According to the South China Morning Post, there are about 50,000 merchant vessels in the world, and each vessel has an average crew of 22 people. The BBC reported there are currently 1.6 million seafarers caught in limbo.
Typically, at the end of any given month, 100,000 sailors complete their contracts and are replaced by new workers flown to ships “at far flung ports,” according to the Wall Street Journal’s Costas Paris.
During the current crisis, though, that hasn’t been able to happen.
Since these workers are living in close quarters without much access to protective equipment, they’re seen as potential coronavirus carriers.
By April, China had prevented foreigners from entering the country, and Greece, a gateway for cargo into Europe, banned workers from taking shore leave or ships from changing crews.

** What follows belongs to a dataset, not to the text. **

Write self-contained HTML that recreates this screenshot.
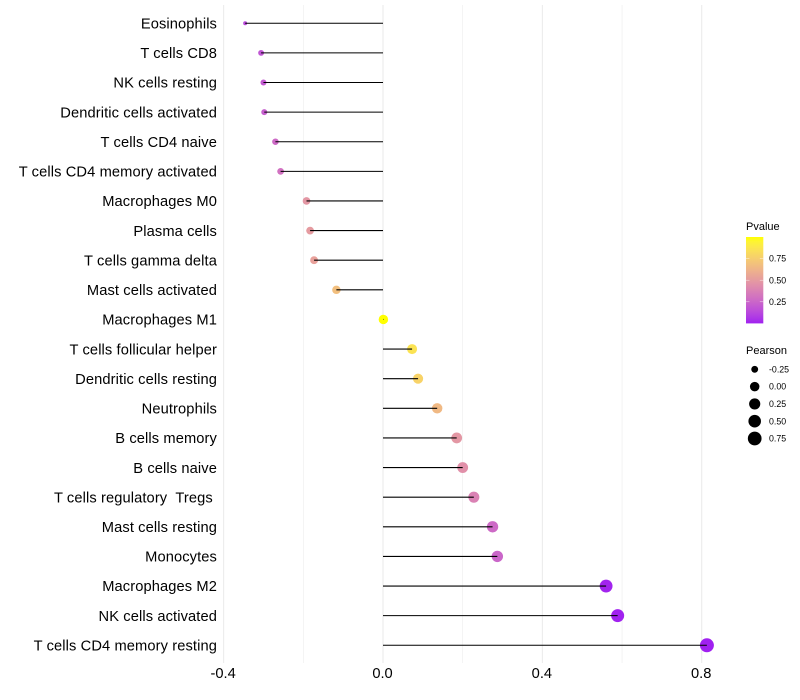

Some nations are easing restrictions, including Spain, which designated seafarers as essential workers. India announced it would let crews change, but only if they were Indian.
These extended voyages are likely to put additional pressure on cargo crews, a sector already facing mental health issues: A 2019 comprehensive Yale University study of 1,572 sailors found that, over a two-week period, 25% of them reported depression, 20% had contemplated suicide or self-harm, and 17% experienced anxiety.
Low job satisfaction, harsh work environments, and inadequate training were cited as contributing factors.
Having contracts extended without a choice, and the uncertainty of when they will have shore leave again, could exacerbate the problem.
For those who aren’t continuing to work, the alternative – being stuck in a hotel without wages and the difficulty of getting flights home – is not much better.
“The longer this drags on without people being relieved, the more pressure will build up and, at some point, that pressure might boil over,” Bjorn Hojgaard, head of the Anglo-Eastern Univan Group, a firm that manages about 600 vessels, told the Morning Post.